Back in Rome, Picasso continued meeting artists while making the requisite tourist stops. He got to know members of the Italian Futurist movement, including Giacomo Balla and Fortunato Depero, and visited the Vatican Museums with Enrico Prampolini who commented on the “pleasure with which [Picasso] contemplated the Sistine frescoes and, still more, Raphael’s Stanze and the Vatican museums of sculpture.”
It was here where he also found a new sujet d’art: Olga Khokhlova, a 25-year-old Russian ballerina, who became his first wife.
In the book The Italian Journey 1917-1924, editors Jean Claire and Odile Michel explore the fascinating ties between Picasso’s work and his experiences in Italy:
He also brought back enough memories to affect his imagery for several decades, as readers discover in this 367-page book. There are 13 essays here, such as Jean Clair’s “Notes on the Iconography of Harlequin,” Anne Baldassari’s “Pompeian Fantasy: a Photographic Source of Picasso’s Neoclassicism,” and Ornella Volta’s “Picasso and Italy: the Last Memories of His Journey.” The book is filled with large color plates reproducing Picasso’s paintings, drawings, and prints, including many that are only rarely seen, such as a group of caricatures of his companions, including Diaghilev and Léon Bakst.
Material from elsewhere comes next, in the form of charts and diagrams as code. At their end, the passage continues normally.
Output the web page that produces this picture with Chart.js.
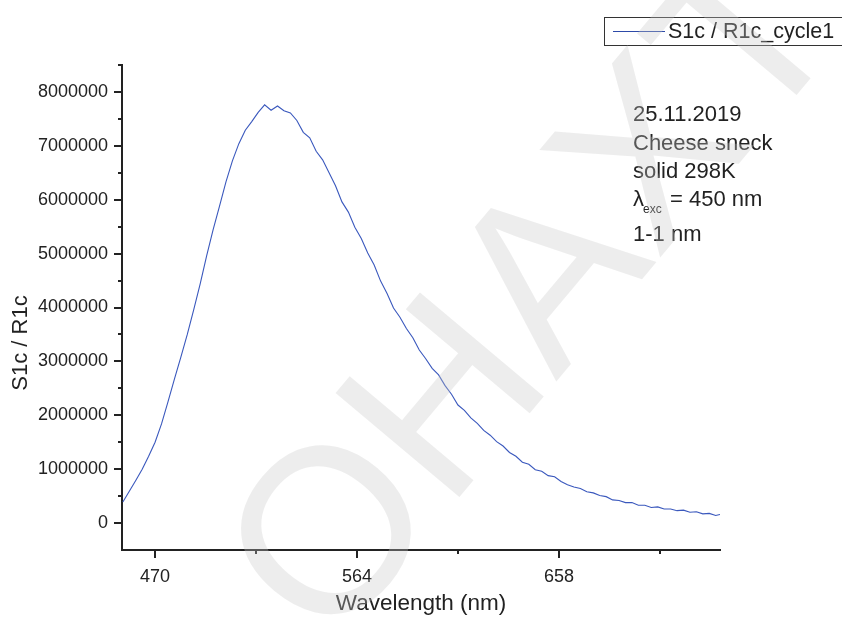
<!DOCTYPE html>
<html>
<head>
<meta charset="utf-8">
<script src="https://cdn.jsdelivr.net/npm/chart.js@4.4.1/dist/chart.umd.min.js"></script>
<style>
    html, body { margin: 0; padding: 0; background: #fff; }
    #wrap { width: 842px; height: 617px; position: relative; }
</style>
</head>
<body>
<div id="wrap"><canvas id="spectrumChart"></canvas></div>
<script>
// emission spectrum
const wavelengths = [
    455, 458, 461, 464, 467, 470, 473, 476, 479, 482, 485, 488, 491, 494, 497, 500,
    503, 506, 509, 512, 515, 518, 521, 524, 527, 530, 533, 536, 539, 542, 545, 548,
    551, 554, 557, 560, 563, 566, 569, 572, 575, 578, 581, 584, 587, 590, 593, 596,
    599, 602, 605, 608, 611, 614, 617, 620, 623, 626, 629, 632, 635, 638, 641, 644,
    647, 650, 653, 656, 659, 662, 665, 668, 671, 674, 677, 680, 683, 686, 689, 692,
    695, 698, 701, 704, 707, 710, 713, 716, 719, 722, 725, 728, 731, 733
];
const intensity = [
    390000, 590000, 790000, 1000000, 1240000, 1500000, 1840000, 2250000, 2670000, 3080000,
    3500000, 3960000, 4440000, 4960000, 5440000, 5880000, 6330000, 6720000, 7040000, 7290000,
    7450000, 7620000, 7760000, 7660000, 7740000, 7650000, 7610000, 7470000, 7250000, 7150000,
    6900000, 6740000, 6500000, 6260000, 5960000, 5770000, 5490000, 5280000, 5010000, 4790000,
    4490000, 4260000, 3990000, 3820000, 3610000, 3440000, 3210000, 3050000, 2870000, 2750000,
    2550000, 2390000, 2190000, 2090000, 1950000, 1850000, 1720000, 1630000, 1510000, 1430000,
    1310000, 1240000, 1130000, 1090000, 990000, 960000, 880000, 860000, 770000, 710000,
    670000, 640000, 580000, 560000, 510000, 490000, 430000, 420000, 380000, 380000,
    330000, 330000, 290000, 300000, 260000, 260000, 230000, 240000, 200000, 210000,
    170000, 180000, 140000, 160000
];
const xLabels = [470, 564, 658];
const yLabels = [0, 1000000, 2000000, 3000000, 4000000, 5000000, 6000000, 7000000, 8000000];
const seriesName = 'S1c / R1c_cycle1';
const yTitle = 'S1c / R1c';
const noteLines = ['25.11.2019', 'Cheese sneck', 'solid 298K', '', '1-1 nm'];

const FONT = '"Liberation Sans", Arial, sans-serif';
const INK = '#222';
const LINE_BLUE = '#3a58bd';

// outward major / minor tick marks
const tickMarks = {
    id: 'tickMarks',
    afterDraw(chart) {
        const ctx = chart.ctx;
        const xs = chart.scales.x, ys = chart.scales.y;
        ctx.save();
        ctx.strokeStyle = INK;
        ctx.lineWidth = 2;
        ctx.beginPath();
        xs.ticks.forEach(t => {
            const px = Math.round(xs.getPixelForValue(t.value));
            const len = xLabels.includes(t.value) ? 8 : 4;
            ctx.moveTo(px, xs.top);
            ctx.lineTo(px, xs.top + len);
        });
        ys.ticks.forEach(t => {
            const py = Math.round(ys.getPixelForValue(t.value));
            if (py > ys.bottom - 1) return;
            const len = yLabels.includes(t.value) ? 8 : 4;
            ctx.moveTo(ys.right, py);
            ctx.lineTo(ys.right - len, py);
        });
        ctx.stroke();
        ctx.restore();
    }
};

// y title, legend box, sample note and watermark
const extras = {
    id: 'extras',
    afterDraw(chart) {
        const ctx = chart.ctx;
        ctx.save();

        ctx.fillStyle = INK;
        ctx.save();
        ctx.translate(21, 343);
        ctx.rotate(-Math.PI / 2);
        ctx.font = '22px ' + FONT;
        ctx.textAlign = 'center';
        ctx.textBaseline = 'middle';
        ctx.fillText(yTitle, 0, 0);
        ctx.restore();

        // legend
        ctx.fillStyle = '#fff';
        ctx.fillRect(604, 17, 250, 28);
        ctx.strokeStyle = '#333';
        ctx.lineWidth = 1;
        ctx.strokeRect(604.5, 17.5, 250, 28);
        ctx.strokeStyle = '#2d4aa8';
        ctx.beginPath();
        ctx.moveTo(613, 31.5);
        ctx.lineTo(665, 31.5);
        ctx.stroke();
        ctx.fillStyle = INK;
        ctx.font = '21.5px ' + FONT;
        ctx.textBaseline = 'middle';
        ctx.fillText(seriesName, 668, 32);

        // note
        const tops = [115, 144, 172, 200, 235];
        ctx.font = '22px ' + FONT;
        noteLines.forEach((s, i) => {
            if (s) ctx.fillText(s, 633, tops[i]);
        });
        ctx.fillText('\u03bb', 633, tops[3]);
        ctx.font = '12px ' + FONT;
        ctx.fillText('exc', 643, tops[3] + 10);
        ctx.font = '22px ' + FONT;
        ctx.fillText('= 450 nm', 670, tops[3]);

        // watermark
        ctx.translate(540, 300);
        ctx.rotate(-50 * Math.PI / 180);
        ctx.font = '235px ' + FONT;
        ctx.textAlign = 'center';
        ctx.textBaseline = 'middle';
        ctx.fillStyle = 'rgba(200,200,200,0.32)';
        ctx.fillText('OHAXT', 0, 0);

        ctx.restore();
    }
};

new Chart(document.getElementById('spectrumChart'), {
    type: 'line',
    data: {
        datasets: [{
            label: seriesName,
            data: wavelengths.map((w, i) => ({ x: w, y: intensity[i] })),
            borderColor: LINE_BLUE,
            borderWidth: 1.1,
            pointRadius: 0,
            tension: 0,
            fill: false
        }]
    },
    options: {
        responsive: true,
        maintainAspectRatio: false,
        animation: false,
        layout: { padding: { top: 65, right: 122, left: 0, bottom: 0 } },
        plugins: {
            legend: { display: false },
            tooltip: { enabled: false }
        },
        scales: {
            x: {
                type: 'linear',
                min: 454.6,
                max: 733,
                afterFit: s => { s.height = 67; },
                border: { display: true, color: INK, width: 2 },
                grid: { display: false, drawTicks: false },
                ticks: {
                    stepSize: 47,
                    includeBounds: false,
                    autoSkip: false,
                    maxRotation: 0,
                    padding: 16,
                    color: INK,
                    font: { family: FONT, size: 18 },
                    callback: v => xLabels.includes(v) ? String(v) : ''
                },
                title: {
                    display: true,
                    text: 'Wavelength (nm)',
                    color: INK,
                    font: { family: FONT, size: 22.5 },
                    padding: { top: 0, bottom: 0 }
                }
            },
            y: {
                min: -500000,
                max: 8500000,
                afterFit: s => { s.width = 122; },
                border: { display: true, color: INK, width: 2 },
                grid: { display: false, drawTicks: false },
                ticks: {
                    stepSize: 500000,
                    autoSkip: false,
                    padding: 14,
                    color: INK,
                    font: { family: FONT, size: 18 },
                    callback: v => yLabels.includes(v) ? String(v) : ''
                }
            }
        }
    },
    plugins: [tickMarks, extras]
});
</script>
</body>
</html>
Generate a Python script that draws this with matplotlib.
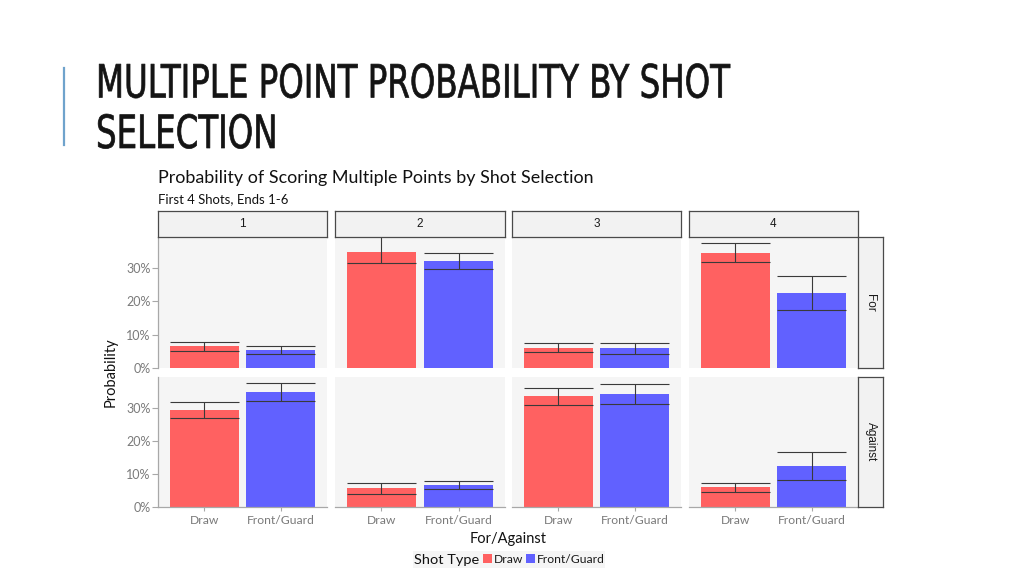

The book also includes dozens of reproductions of period photographs, mementos Picasso collected on his travels, and art that affected him – Pompeiian wall paintings, ballet dancers, and classical painting. Readers will find much food for thought, as well as some priceless quotes from the master. When Picasso went to the Sistine Chapel, for example, he found the Raphaels wanting. “Good, very good,” he remarked, “but it can be done, don’t you think?” Then, turning to the Michelangelo’s Last Judgment: “Now this is more difficult.”